BEGIN Listed records
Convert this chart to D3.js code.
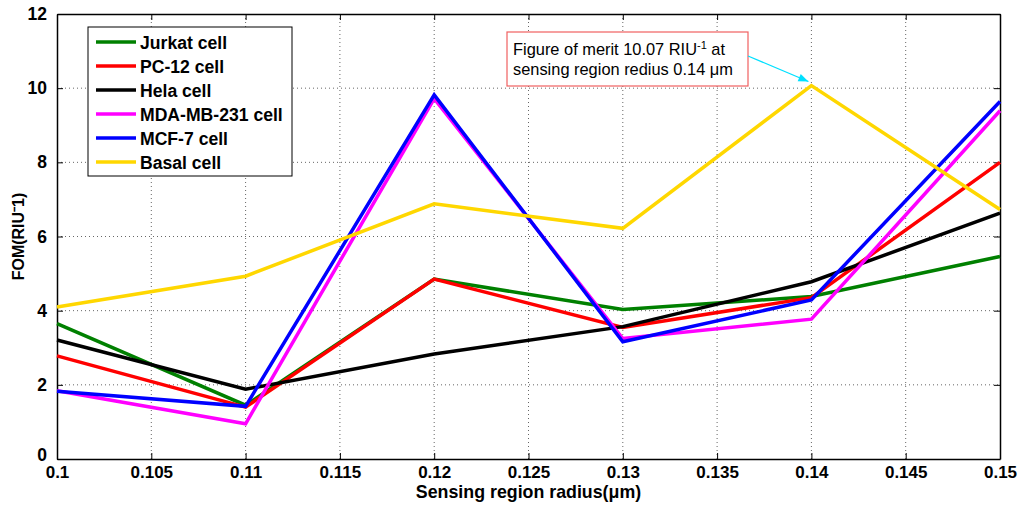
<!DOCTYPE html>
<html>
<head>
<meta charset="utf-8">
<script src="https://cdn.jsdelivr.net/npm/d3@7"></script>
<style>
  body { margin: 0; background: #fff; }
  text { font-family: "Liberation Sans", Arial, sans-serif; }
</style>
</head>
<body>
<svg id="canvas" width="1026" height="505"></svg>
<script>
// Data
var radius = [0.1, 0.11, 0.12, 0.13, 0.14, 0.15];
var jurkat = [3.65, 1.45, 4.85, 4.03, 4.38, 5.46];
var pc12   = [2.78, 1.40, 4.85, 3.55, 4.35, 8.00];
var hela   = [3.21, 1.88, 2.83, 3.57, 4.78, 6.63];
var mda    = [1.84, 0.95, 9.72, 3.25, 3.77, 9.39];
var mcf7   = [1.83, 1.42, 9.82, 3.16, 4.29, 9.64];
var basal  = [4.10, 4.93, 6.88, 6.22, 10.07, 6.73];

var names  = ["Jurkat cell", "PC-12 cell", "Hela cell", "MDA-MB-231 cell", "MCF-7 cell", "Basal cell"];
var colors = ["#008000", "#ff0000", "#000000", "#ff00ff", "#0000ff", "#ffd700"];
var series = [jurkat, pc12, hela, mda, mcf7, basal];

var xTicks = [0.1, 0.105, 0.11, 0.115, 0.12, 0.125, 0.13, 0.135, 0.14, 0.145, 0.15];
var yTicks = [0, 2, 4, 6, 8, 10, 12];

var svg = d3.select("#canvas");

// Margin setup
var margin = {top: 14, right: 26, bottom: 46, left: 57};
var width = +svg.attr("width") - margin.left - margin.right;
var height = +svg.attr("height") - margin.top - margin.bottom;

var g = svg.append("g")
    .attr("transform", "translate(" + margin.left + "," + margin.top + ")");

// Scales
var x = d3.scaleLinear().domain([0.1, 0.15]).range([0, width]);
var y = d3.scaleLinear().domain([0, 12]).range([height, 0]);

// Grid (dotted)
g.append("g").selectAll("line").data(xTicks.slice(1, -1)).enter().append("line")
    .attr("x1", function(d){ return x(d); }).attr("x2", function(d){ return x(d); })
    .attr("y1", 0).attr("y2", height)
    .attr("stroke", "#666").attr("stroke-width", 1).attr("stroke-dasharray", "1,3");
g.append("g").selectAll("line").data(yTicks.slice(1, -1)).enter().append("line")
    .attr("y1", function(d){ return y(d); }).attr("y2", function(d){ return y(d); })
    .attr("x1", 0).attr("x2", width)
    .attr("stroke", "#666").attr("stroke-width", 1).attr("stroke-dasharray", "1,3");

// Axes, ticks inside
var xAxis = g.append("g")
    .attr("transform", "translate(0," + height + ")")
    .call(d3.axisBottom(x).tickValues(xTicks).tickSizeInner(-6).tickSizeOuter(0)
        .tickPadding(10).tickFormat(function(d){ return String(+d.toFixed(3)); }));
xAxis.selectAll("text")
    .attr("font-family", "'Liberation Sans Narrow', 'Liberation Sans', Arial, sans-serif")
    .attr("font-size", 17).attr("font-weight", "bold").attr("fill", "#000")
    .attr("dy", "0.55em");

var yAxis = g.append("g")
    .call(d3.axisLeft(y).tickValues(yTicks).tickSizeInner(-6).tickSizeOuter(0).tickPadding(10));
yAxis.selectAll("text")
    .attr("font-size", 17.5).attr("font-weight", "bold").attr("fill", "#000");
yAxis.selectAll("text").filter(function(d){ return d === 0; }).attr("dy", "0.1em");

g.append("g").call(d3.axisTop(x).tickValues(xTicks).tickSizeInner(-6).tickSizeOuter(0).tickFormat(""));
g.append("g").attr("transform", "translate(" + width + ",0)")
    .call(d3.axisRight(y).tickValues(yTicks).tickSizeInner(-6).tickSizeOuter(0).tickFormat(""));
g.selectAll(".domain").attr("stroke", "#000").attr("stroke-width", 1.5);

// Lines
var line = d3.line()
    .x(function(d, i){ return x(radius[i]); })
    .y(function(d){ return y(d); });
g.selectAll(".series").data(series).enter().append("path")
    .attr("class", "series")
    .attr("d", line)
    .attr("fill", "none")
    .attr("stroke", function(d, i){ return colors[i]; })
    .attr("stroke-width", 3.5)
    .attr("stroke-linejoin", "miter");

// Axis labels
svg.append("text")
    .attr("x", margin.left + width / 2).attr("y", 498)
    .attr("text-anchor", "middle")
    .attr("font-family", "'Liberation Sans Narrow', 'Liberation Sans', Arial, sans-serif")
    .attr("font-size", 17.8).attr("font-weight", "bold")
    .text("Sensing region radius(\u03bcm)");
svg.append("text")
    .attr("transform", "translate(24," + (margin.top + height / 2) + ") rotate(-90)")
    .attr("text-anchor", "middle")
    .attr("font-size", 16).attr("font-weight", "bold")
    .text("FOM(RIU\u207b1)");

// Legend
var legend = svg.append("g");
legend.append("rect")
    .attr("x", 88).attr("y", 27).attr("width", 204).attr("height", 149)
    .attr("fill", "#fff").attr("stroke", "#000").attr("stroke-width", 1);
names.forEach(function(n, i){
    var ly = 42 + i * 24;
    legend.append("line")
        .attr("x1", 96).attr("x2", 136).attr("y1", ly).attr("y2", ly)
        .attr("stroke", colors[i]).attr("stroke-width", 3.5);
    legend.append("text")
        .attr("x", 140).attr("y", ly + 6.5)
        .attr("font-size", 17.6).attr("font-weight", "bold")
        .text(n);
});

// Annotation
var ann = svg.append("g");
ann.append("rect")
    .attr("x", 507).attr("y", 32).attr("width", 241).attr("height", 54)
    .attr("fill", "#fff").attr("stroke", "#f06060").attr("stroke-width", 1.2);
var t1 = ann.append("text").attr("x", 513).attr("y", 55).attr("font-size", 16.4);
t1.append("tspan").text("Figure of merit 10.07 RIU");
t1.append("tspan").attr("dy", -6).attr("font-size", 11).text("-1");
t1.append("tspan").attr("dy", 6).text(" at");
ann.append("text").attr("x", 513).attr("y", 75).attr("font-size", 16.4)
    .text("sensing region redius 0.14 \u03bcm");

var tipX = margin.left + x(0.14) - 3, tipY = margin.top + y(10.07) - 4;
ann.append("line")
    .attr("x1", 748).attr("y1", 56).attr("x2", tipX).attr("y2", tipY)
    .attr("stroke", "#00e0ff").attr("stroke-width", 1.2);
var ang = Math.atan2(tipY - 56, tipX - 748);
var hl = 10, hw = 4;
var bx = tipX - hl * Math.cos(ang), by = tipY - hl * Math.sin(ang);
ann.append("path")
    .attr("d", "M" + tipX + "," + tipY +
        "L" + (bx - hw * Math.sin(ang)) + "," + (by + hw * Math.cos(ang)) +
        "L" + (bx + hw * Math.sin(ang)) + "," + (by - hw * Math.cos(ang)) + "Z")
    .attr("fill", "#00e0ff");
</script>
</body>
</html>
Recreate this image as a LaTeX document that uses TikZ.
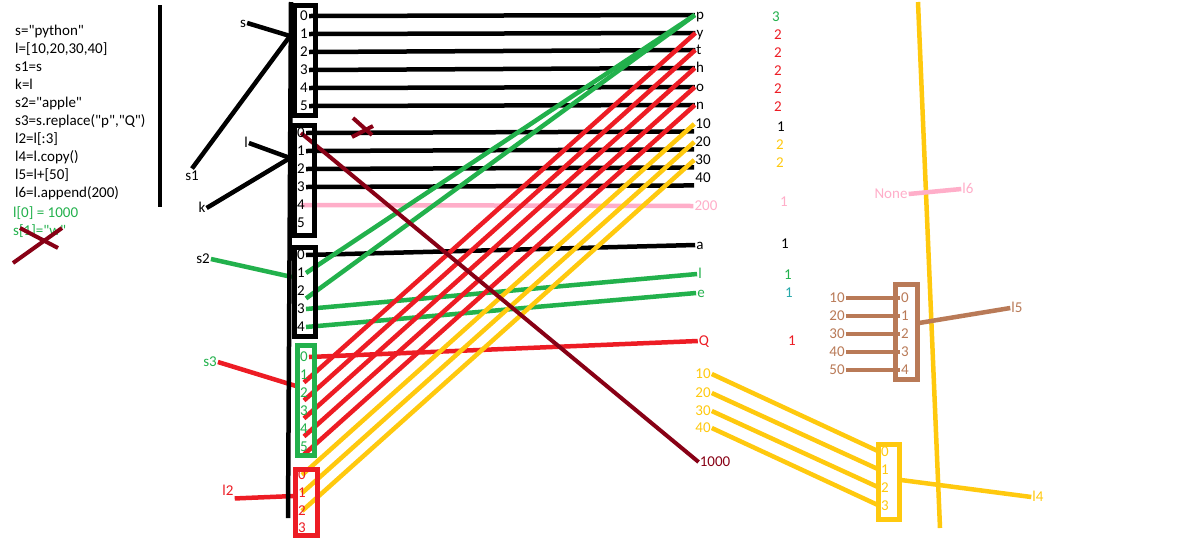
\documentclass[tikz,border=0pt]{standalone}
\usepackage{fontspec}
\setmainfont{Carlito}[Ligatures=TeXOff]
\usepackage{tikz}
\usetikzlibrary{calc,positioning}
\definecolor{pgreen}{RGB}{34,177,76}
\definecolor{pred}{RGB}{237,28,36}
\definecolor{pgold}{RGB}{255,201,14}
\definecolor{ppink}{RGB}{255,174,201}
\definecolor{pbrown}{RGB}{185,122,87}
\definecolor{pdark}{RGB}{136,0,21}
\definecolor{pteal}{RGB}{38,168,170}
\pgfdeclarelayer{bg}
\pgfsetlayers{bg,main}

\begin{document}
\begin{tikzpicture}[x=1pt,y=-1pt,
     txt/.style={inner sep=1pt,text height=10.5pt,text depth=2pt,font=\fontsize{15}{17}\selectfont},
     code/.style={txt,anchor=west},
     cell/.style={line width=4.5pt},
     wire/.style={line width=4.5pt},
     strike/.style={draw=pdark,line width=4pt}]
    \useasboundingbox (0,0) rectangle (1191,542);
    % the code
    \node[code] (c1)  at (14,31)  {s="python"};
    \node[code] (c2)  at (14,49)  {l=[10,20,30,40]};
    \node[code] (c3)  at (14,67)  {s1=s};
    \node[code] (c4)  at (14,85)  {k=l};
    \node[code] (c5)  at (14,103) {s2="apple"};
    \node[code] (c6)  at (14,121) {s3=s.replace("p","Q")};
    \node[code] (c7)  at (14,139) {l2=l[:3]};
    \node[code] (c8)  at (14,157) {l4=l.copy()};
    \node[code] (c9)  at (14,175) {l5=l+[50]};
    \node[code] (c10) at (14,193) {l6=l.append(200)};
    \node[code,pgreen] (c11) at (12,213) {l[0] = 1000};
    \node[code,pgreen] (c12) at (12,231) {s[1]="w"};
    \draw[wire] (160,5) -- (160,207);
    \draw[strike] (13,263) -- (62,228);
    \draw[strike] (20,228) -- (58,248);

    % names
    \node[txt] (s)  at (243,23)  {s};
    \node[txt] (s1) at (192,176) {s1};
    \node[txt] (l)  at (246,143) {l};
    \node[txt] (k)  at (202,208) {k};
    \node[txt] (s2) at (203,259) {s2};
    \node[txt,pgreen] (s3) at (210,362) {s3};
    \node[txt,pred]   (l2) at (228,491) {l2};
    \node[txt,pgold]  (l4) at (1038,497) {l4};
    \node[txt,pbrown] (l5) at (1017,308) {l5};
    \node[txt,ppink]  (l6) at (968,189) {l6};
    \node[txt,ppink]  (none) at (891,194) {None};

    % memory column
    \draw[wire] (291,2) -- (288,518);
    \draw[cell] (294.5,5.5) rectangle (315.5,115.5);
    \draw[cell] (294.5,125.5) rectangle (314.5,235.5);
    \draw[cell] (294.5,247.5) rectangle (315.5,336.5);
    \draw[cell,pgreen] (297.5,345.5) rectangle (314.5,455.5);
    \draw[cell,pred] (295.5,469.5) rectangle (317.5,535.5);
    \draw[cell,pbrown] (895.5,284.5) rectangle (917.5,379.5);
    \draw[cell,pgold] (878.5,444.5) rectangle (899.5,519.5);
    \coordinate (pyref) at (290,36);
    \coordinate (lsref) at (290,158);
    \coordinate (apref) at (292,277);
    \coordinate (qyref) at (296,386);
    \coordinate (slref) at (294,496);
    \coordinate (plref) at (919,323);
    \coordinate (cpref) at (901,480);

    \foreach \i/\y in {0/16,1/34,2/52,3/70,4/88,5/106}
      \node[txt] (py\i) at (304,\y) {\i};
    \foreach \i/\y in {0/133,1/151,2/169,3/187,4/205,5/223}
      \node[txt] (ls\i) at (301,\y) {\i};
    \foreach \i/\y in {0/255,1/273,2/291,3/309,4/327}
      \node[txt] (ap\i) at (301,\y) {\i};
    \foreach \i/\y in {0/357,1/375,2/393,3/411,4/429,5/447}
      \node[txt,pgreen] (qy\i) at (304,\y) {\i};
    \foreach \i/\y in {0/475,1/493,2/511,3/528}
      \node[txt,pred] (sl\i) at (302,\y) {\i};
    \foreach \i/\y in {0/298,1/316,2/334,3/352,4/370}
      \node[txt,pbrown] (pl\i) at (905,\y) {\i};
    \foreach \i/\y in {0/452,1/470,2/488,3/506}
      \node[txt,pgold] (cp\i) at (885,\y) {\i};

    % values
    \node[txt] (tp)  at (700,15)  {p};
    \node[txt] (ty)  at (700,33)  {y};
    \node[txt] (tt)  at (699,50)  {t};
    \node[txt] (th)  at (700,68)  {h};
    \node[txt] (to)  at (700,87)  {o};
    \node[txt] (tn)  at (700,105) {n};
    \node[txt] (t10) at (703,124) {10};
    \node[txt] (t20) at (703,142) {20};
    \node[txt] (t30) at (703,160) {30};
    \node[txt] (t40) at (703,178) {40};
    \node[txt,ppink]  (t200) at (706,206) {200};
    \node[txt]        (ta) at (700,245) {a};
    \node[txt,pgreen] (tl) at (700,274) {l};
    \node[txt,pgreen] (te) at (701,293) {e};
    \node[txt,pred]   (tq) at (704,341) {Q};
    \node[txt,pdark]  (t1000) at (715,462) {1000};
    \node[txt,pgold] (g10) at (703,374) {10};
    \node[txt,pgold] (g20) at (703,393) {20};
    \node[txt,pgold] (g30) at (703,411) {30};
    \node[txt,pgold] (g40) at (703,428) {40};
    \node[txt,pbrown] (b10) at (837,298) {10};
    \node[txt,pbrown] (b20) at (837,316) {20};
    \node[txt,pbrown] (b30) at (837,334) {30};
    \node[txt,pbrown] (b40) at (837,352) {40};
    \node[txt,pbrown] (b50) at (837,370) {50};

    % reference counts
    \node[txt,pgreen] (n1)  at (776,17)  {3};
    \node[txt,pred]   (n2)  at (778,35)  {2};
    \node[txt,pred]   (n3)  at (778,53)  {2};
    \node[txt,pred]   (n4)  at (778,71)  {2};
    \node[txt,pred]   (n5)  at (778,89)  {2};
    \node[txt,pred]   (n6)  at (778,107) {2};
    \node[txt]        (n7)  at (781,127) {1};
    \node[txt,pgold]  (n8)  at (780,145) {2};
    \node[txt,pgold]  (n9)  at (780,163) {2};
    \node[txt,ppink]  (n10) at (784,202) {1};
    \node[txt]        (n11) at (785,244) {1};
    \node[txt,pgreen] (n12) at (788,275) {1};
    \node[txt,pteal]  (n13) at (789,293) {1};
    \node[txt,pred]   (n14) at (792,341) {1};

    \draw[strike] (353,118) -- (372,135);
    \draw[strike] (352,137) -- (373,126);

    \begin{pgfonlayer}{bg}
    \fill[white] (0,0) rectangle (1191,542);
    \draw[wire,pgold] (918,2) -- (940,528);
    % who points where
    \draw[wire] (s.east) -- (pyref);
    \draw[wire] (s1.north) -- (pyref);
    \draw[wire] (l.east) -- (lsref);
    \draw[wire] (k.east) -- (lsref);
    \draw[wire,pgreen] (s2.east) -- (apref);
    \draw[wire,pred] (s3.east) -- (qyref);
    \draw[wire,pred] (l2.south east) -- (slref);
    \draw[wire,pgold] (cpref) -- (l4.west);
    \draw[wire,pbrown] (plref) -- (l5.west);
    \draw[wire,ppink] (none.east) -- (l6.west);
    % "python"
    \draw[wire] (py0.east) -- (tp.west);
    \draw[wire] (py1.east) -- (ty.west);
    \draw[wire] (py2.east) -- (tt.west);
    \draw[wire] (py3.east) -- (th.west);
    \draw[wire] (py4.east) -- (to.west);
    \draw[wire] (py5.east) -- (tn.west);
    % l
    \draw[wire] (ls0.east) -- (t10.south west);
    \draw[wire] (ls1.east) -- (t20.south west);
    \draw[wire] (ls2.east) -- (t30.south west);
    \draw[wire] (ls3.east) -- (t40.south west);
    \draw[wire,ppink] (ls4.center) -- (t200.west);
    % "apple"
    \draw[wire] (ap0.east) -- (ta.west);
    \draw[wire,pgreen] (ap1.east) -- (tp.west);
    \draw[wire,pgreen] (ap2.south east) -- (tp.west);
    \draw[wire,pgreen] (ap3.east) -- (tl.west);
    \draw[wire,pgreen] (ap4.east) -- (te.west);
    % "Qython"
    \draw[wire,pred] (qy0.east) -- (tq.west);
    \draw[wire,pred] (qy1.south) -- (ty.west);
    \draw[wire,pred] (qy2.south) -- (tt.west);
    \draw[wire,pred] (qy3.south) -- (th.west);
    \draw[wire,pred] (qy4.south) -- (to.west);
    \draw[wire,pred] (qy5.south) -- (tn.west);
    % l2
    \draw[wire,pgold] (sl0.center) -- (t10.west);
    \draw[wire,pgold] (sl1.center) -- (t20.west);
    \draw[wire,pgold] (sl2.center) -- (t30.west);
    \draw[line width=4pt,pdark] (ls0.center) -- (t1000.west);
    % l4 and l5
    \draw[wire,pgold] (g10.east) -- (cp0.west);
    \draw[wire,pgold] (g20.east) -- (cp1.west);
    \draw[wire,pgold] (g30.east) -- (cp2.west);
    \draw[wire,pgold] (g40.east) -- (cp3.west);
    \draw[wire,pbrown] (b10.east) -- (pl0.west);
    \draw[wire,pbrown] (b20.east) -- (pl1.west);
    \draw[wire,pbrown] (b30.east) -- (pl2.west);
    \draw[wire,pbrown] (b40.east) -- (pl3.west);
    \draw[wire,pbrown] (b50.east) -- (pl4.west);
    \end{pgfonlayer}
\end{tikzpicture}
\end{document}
END Listed records
Within the entries above, give again exactly the lines starting at the one that contains "Recreate this image" and ending at the one that contains "(none) at (891,194)", leaving out the pictures.

Recreate this image as a LaTeX document that uses TikZ.
\documentclass[tikz,border=0pt]{standalone}
\usepackage{fontspec}
\setmainfont{Carlito}[Ligatures=TeXOff]
\usepackage{tikz}
\usetikzlibrary{calc,positioning}
\definecolor{pgreen}{RGB}{34,177,76}
\definecolor{pred}{RGB}{237,28,36}
\definecolor{pgold}{RGB}{255,201,14}
\definecolor{ppink}{RGB}{255,174,201}
\definecolor{pbrown}{RGB}{185,122,87}
\definecolor{pdark}{RGB}{136,0,21}
\definecolor{pteal}{RGB}{38,168,170}
\pgfdeclarelayer{bg}
\pgfsetlayers{bg,main}

\begin{document}
\begin{tikzpicture}[x=1pt,y=-1pt,
     txt/.style={inner sep=1pt,text height=10.5pt,text depth=2pt,font=\fontsize{15}{17}\selectfont},
     code/.style={txt,anchor=west},
     cell/.style={line width=4.5pt},
     wire/.style={line width=4.5pt},
     strike/.style={draw=pdark,line width=4pt}]
    \useasboundingbox (0,0) rectangle (1191,542);
    % the code
    \node[code] (c1)  at (14,31)  {s="python"};
    \node[code] (c2)  at (14,49)  {l=[10,20,30,40]};
    \node[code] (c3)  at (14,67)  {s1=s};
    \node[code] (c4)  at (14,85)  {k=l};
    \node[code] (c5)  at (14,103) {s2="apple"};
    \node[code] (c6)  at (14,121) {s3=s.replace("p","Q")};
    \node[code] (c7)  at (14,139) {l2=l[:3]};
    \node[code] (c8)  at (14,157) {l4=l.copy()};
    \node[code] (c9)  at (14,175) {l5=l+[50]};
    \node[code] (c10) at (14,193) {l6=l.append(200)};
    \node[code,pgreen] (c11) at (12,213) {l[0] = 1000};
    \node[code,pgreen] (c12) at (12,231) {s[1]="w"};
    \draw[wire] (160,5) -- (160,207);
    \draw[strike] (13,263) -- (62,228);
    \draw[strike] (20,228) -- (58,248);

    % names
    \node[txt] (s)  at (243,23)  {s};
    \node[txt] (s1) at (192,176) {s1};
    \node[txt] (l)  at (246,143) {l};
    \node[txt] (k)  at (202,208) {k};
    \node[txt] (s2) at (203,259) {s2};
    \node[txt,pgreen] (s3) at (210,362) {s3};
    \node[txt,pred]   (l2) at (228,491) {l2};
    \node[txt,pgold]  (l4) at (1038,497) {l4};
    \node[txt,pbrown] (l5) at (1017,308) {l5};
    \node[txt,ppink]  (l6) at (968,189) {l6};
    \node[txt,ppink]  (none) at (891,194) {None};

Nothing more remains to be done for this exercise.